Ma, come in ogni melodramma che si rispetti, Jep è un personaggio complesso, combattuto tra il fascino superficiale della vita borghese e la ricerca di un significato esistenziale. Spesso il suo abbigliamento vistoso rispecchia questo conflitto interiore – un vero colpo di genio dei costumisti del film. I suoi abiti hanno uno stile napoletano tradizionale, con spalle morbide, vita stretta, giacche corte e pantaloni affusolati, ma i colori sono tutt’altro che convenzionali. Arancione bruciato, giallo limone, celeste e avorio: tonalità che non passano inosservate. Questi colori comunicano ostentazione e potere, ma sono anche il grido d’aiuto che Jep non riesce a chiedere. Durante il film, i suoi abiti su misura sono spesso abbinati a una camicia bianco candido: una base neutra per i suoi completi così sgargianti.

Le camicie indossate dal protagonista sono veri oggetti di bellezza, realizzate con popeline raffinati, abbottonature pulite e colletti morbidi e avvolgenti che si aprono sotto il risvolto delle giacche. Queste camicie sottolineano la grazia di Jep – calzano così perfettamente il suo collo che non potrebbero essere state realizzate per nessun altro.
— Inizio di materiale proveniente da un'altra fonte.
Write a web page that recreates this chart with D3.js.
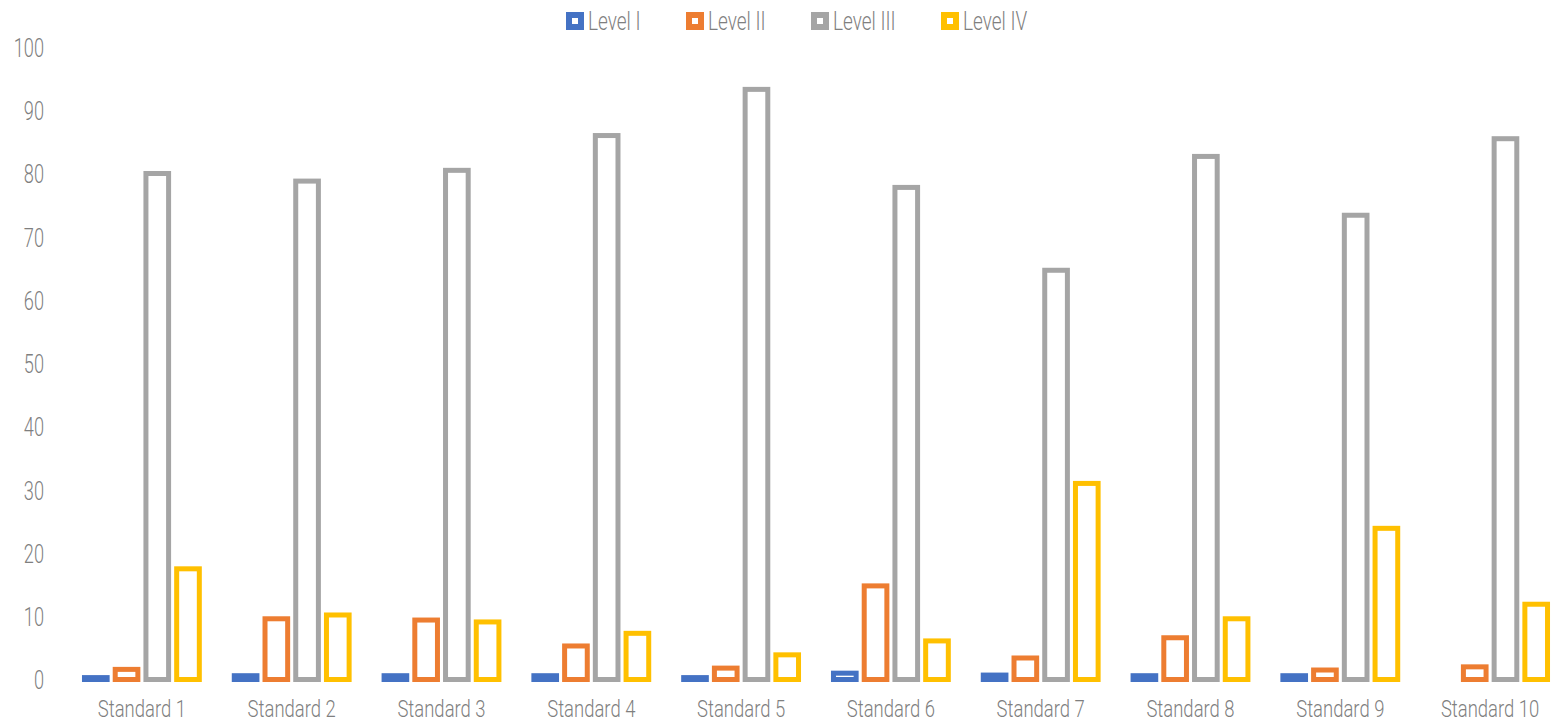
<!DOCTYPE html>
<html>
<head>
<meta charset="utf-8">
<script src="https://cdn.jsdelivr.net/npm/d3@7"></script>
<style>
  body { margin: 0; background: #fff; }
  text { font-family: "Roboto", sans-serif; font-weight: 300; fill: #7f7f7f; }
</style>
</head>
<body>
<div class="chart"></div>
<script>
const categories = ['Standard 1', 'Standard 2', 'Standard 3', 'Standard 4', 'Standard 5',
                    'Standard 6', 'Standard 7', 'Standard 8', 'Standard 9', 'Standard 10'];
const seriesNames = ['Level I', 'Level II', 'Level III', 'Level IV'];
const level1 = [0.3, 0.6, 0.6, 0.6, 0.3, 1.0, 0.7, 0.6, 0.6, 0];
const level2 = [1.6, 9.6, 9.4, 5.3, 1.8, 14.8, 3.4, 6.6, 1.5, 2.0];
const level3 = [80.0, 78.8, 80.5, 86.0, 93.3, 77.8, 64.7, 82.7, 73.4, 85.5];
const level4 = [17.5, 10.2, 9.1, 7.3, 3.9, 6.1, 31.0, 9.6, 23.9, 11.9];
const yTicks = [0, 10, 20, 30, 40, 50, 60, 70, 80, 90, 100];
const colors = ['#4472c4', '#ed7d31', '#a5a5a5', '#ffc000'];

const series = [level1, level2, level3, level4];

const w = 1558, h = 724;
const margin = { top: 47, right: -7, bottom: 44, left: 67 };
const stroke = 5;

const svg = d3.select('.chart').append('svg')
  .attr('width', w).attr('height', h);

const x0 = d3.scaleBand()
  .domain(categories)
  .range([margin.left, w - margin.right])
  .paddingInner(0.2).paddingOuter(0.1);

const x1 = d3.scaleBand()
  .domain(seriesNames)
  .range([0, x0.bandwidth()])
  .paddingInner(0.1);

const y = d3.scaleLinear()
  .domain([0, 100])
  .range([h - margin.bottom - 0.5, margin.top]);

// y axis labels only, squeezed to look condensed
const yAxis = d3.axisLeft(y).tickValues(yTicks).tickSize(0).tickPadding(0);
svg.append('g')
  .attr('transform', `translate(44, 0)`)
  .call(yAxis)
  .call(g => g.select('.domain').remove())
  .selectAll('text')
  .attr('dy', '0.36em')
  .attr('transform', 'scale(0.7, 1)')
  .style('font-size', '26px')
  .style('font-family', 'Roboto')
  .attr('fill', '#7f7f7f');

// x axis labels
const xAxis = d3.axisBottom(x0).tickSize(0).tickPadding(0);
svg.append('g')
  .attr('transform', `translate(0, 717)`)
  .call(xAxis)
  .call(g => g.select('.domain').remove())
  .selectAll('text')
  .attr('dy', 0)
  .attr('transform', 'scale(0.77, 1)')
  .style('font-size', '24px')
  .style('font-family', 'Roboto')
  .attr('fill', '#7f7f7f');

// bars
const groups = svg.selectAll('g.cat')
  .data(categories)
  .enter().append('g')
  .attr('class', 'cat')
  .attr('transform', d => `translate(${x0(d)}, 0)`);

groups.selectAll('rect')
  .data((c, i) => series.map((s, j) => ({ name: seriesNames[j], value: s[i], color: colors[j] })))
  .enter().append('rect')
  .filter(d => d.value > 0)
  .attr('x', d => x1(d.name) + stroke / 2)
  .attr('width', x1.bandwidth() - stroke)
  .attr('y', d => y(d.value))
  .attr('height', d => Math.max(0.5, y(0) - y(d.value)))
  .attr('fill', '#fff')
  .attr('stroke', d => d.color)
  .attr('stroke-width', stroke);

// legend
const legendX = [566, 686, 811, 941];
const legend = svg.selectAll('g.legend')
  .data(seriesNames)
  .enter().append('g')
  .attr('class', 'legend')
  .attr('transform', (d, i) => `translate(${legendX[i]}, 12)`);

legend.append('rect')
  .attr('x', 3).attr('y', 3)
  .attr('width', 12).attr('height', 12)
  .attr('fill', '#fff')
  .attr('stroke', (d, i) => colors[i])
  .attr('stroke-width', 6);

legend.append('g')
  .attr('transform', 'translate(22, 9) scale(0.76, 1)')
  .append('text')
  .attr('dy', '0.36em')
  .style('font-size', '25px')
  .text(d => d);
</script>
</body>
</html>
La camicie perfette e realizzate a mano sono chiaramente uno status symbol e raccontano tutto ciò che c’è da sapere sull’uomo che le indossa: lui ce l’ha fatta e lo sa.

“La Grande Bellezza” è un film ammirevole non solo per la sua elegante cinematografia e sceneggiatura, ma anche per il significato allegorico con cui Sorrentino gioca attraverso i costumi. Queste camicie bianche e immacolate sono bellissime, ma alludono anche all’insicurezza che si cela sotto la superficiale spavalderia di Jep: un’assenza di colore e profondità. Gli abiti del film inducono lo spettatore a porsi una domanda fondamentale: aspiriamo al suo stile di vita glamour o lo mettiamo in discussione?

Il finale del film è ambiguo, ma la contrapposizione tra uno stile di vita materiale e la ricerca umana del significato dell’esistenza rende “La Grande Bellezza” un film profondo e coinvolgente, uno di quelli che non potremmo non raccomandare a tutti gli appassionati di stile maschile.